Wednesday 23 October 2019

Rendah diri pada benang persoalan

Dalam buku Hidup itu Harus Pintar Ngegas dan Ngerem, Emha Ainun Nadjib mengatakan ada banyak hal yang tidak diketahui daripada hal-hal yang kebetulan kita ketahui. Saya setuju, bahkan fanatik dengan kalimat Beliau. Betapa setiap persoalan-persoalan hidup bagai benang-benang panjang yang membentuk jaring. Tidak jarang setiap benang itu bertemu dengan dua tiga benang persoalan yang lain. Yang menjadi persoalan adalah umumnya orang-orang yang kebetulan berdiri di pertemuan benang itu merasa serba tahu dan terlupa bahwa benang itu panjang-- memiliki latar belakang, masa lalu, dan masa mendatang yang ingin dituju. Sedemikian sehingga benang-benang persoalan itu terpaksa harus bertemu dengan benang yang lain

Kita sering kali cepat puas, baru mendengar/ melihat dari sudut pandang, tapi seolah sudah paling paham dengan keadaan. Baru menyentuh permukaan, tapi seolah paling tahu persoalan secara mendalam. Itu tidak masalah asal kebodohannya (yang dikiranya adalah wawasan) tidak digunakan untuk tampil unjuk gigi, merasa paling benar dan menyalahkan orang lain sesuka hati. Egois tumbuh pesar bertolak belakang dengan rasa empati. Bukankah Tuhan menganugerahi kita dua daun telinga dan dua bola mata agar kita lebih banyak mendengar dan menyaksikan?

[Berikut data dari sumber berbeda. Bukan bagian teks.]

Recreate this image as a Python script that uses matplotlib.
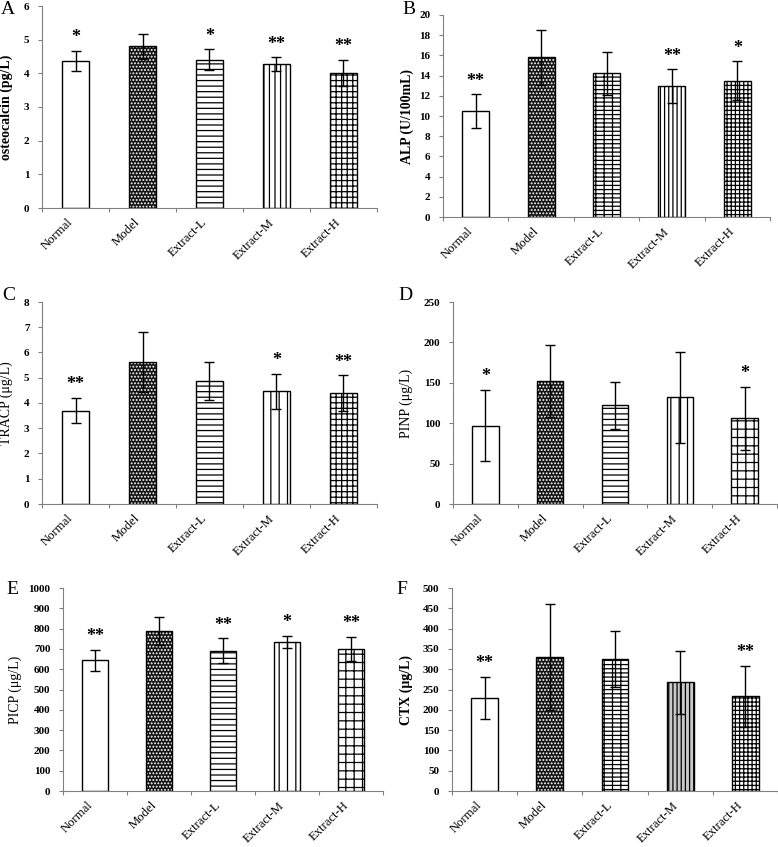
import numpy as np
import matplotlib.pyplot as plt

plt.rcParams['font.family'] = ['Liberation Serif', 'DejaVu Serif']
plt.rcParams['hatch.linewidth'] = 0.9

groups = ['Normal', 'Model', 'Extract-L', 'Extract-M', 'Extract-H']

# A - osteocalcin
ost_mean = [4.36, 4.81, 4.41, 4.28, 4.02]
ost_sd = [0.30, 0.37, 0.30, 0.20, 0.39]
ost_sig = ['*', '', '*', '**', '**']

# B - ALP
alp_mean = [10.50, 15.80, 14.23, 12.98, 13.48]
alp_sd = [1.65, 2.75, 2.15, 1.65, 1.94]
alp_sig = ['**', '', '', '**', '*']

# C - TRACP
tracp_mean = [3.70, 5.62, 4.86, 4.46, 4.40]
tracp_sd = [0.50, 1.18, 0.75, 0.70, 0.70]
tracp_sig = ['**', '', '', '*', '**']

# D - PINP
pinp_mean = [97, 152, 122, 132, 106]
pinp_sd = [44, 44.5, 29.5, 56.5, 39]
pinp_sig = ['*', '', '', '', '*']

# E - PICP
picp_mean = [643, 789, 692, 735, 700]
picp_sd = [52, 68, 60, 31, 60]
picp_sig = ['**', '', '**', '*', '**']

# F - CTX
ctx_mean = [230, 330, 325, 268, 233]
ctx_sd = [52, 130, 70, 78, 76]
ctx_sig = ['**', '', '', '', '**']

W, H = 778, 847
fig = plt.figure(figsize=(W / 100, H / 100), dpi=100)


def rect(l, r, t, b):
    return [l / W, 1 - b / H, (r - l) / W, (b - t) / H]


def panel(box, mean, sd, sig, ymax, ystep, ylabel, letter, letter_px,
          hatches, labx, bold, mface='white'):
    ax = fig.add_axes(box)
    x = np.arange(len(groups))
    bw = 0.41
    for i in range(len(groups)):
        if i == 1:
            # dark bar with white dots
            ax.bar(x[i], mean[i], bw, color='#141414', edgecolor='white',
                   hatch=hatches[i], lw=0, zorder=2)
            ax.bar(x[i], mean[i], bw, fill=False, edgecolor='black',
                   lw=1.0, zorder=3)
        else:
            fc = mface if i == 3 else 'white'
            ax.bar(x[i], mean[i], bw, facecolor=fc, edgecolor='black',
                   hatch=hatches[i], lw=1.0, zorder=2)
    ax.errorbar(x, mean, yerr=sd, fmt='none', ecolor='black', elinewidth=1.0,
                capsize=3.5, capthick=1.0, zorder=4)
    for i, s in enumerate(sig):
        if s:
            ax.text(x[i], mean[i] + sd[i] + 0.065 * ymax, s, ha='center',
                    va='center', fontsize=13, fontweight='bold')

    ax.set_xlim(-0.5, len(groups) - 0.5)
    ax.set_ylim(0, ymax)
    ax.set_yticks(np.arange(0, ymax + ystep / 2, ystep))
    for lab in ax.get_yticklabels():
        lab.set_fontweight('bold')
    ax.tick_params(axis='y', labelsize=8, length=3, color='#808080',
                   width=0.8, pad=6)

    ax.set_xticks(np.arange(-0.5, len(groups), 1))
    ax.set_xticklabels([])
    ax.tick_params(axis='x', which='major', length=3, color='#808080', width=0.8)
    ax.set_xticks(x, minor=True)
    ax.set_xticklabels(groups, minor=True, rotation=45, ha='right', fontsize=9.2)
    ax.tick_params(axis='x', which='minor', length=0, pad=6)

    for sp in ['top', 'right']:
        ax.spines[sp].set_visible(False)
    for sp in ['left', 'bottom']:
        ax.spines[sp].set_color('#808080')
        ax.spines[sp].set_linewidth(0.8)

    ax.set_ylabel(ylabel, fontsize=10, fontweight='bold' if bold else 'normal')
    ax.yaxis.set_label_coords(labx, 0.5)

    fig.text(letter_px[0] / W, 1 - letter_px[1] / H, letter, fontsize=14,
             ha='center', va='center')
    return ax


panel(rect(42, 377, 6, 208), ost_mean, ost_sd, ost_sig, 6, 1,
      'osteocalcin (pg/L)', 'A', (8, 9),
      ['', '.....', '---', '|||', '+++'], -0.087, True)
panel(rect(443, 770, 15, 217), alp_mean, alp_sd, alp_sig, 20, 2,
      'ALP (U/100mL)', 'B', (409, 9),
      ['', '.....', '----||', '||||', '++++'], -0.089, True)
panel(rect(42, 377, 302, 504), tracp_mean, tracp_sd, tracp_sig, 8, 1,
      'TRACP (\u03bcg/L)', 'C', (9, 295),
      ['', '.....', '---', '||', '+++'], -0.087, False)
panel(rect(453, 777, 302, 504), pinp_mean, pinp_sd, pinp_sig, 250, 50,
      'PINP (\u03bcg/L)', 'D', (405, 295),
      ['', '.....', '---', '||', '++'], -0.123, False)
panel(rect(63, 383, 588, 791), picp_mean, picp_sd, picp_sig, 1000, 100,
      'PICP (\u03bcg/L)', 'E', (12, 590),
      ['', '.....', '---', '||', '++'], -0.128, False)
panel(rect(452, 778, 588, 791), ctx_mean, ctx_sd, ctx_sig, 500, 50,
      'CTX (\u03bcg/L)', 'F', (402, 590),
      ['', '.....', '----||', '||||', '++++'], -0.120, True, mface='#c8c8c8')

fig.savefig('out.png', dpi=100)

Oleh karena itu, mari kita belajar bersama untuk lebih memperhatikan orang lain, mencoba memposisikan diri sebagai orang lain, selidiki latar belakang apa yang membuat orang lain berbuat sesuatu yang kurang mengenakan bagi kita. Ada banyak hal yang tidak kita ketahui. Tak semua hal boleh kita komentari, tapi semua hal boleh-boleh saja kita amati. Simpan dan kumpulkan, lalu saat waktu sudah tepat, tuangkan dengan bijak. Tuhan tahu, bahwa saat kita diam, bukan berarti kita tak berisi, melainkan sedang mensyukuri mata dan telinga.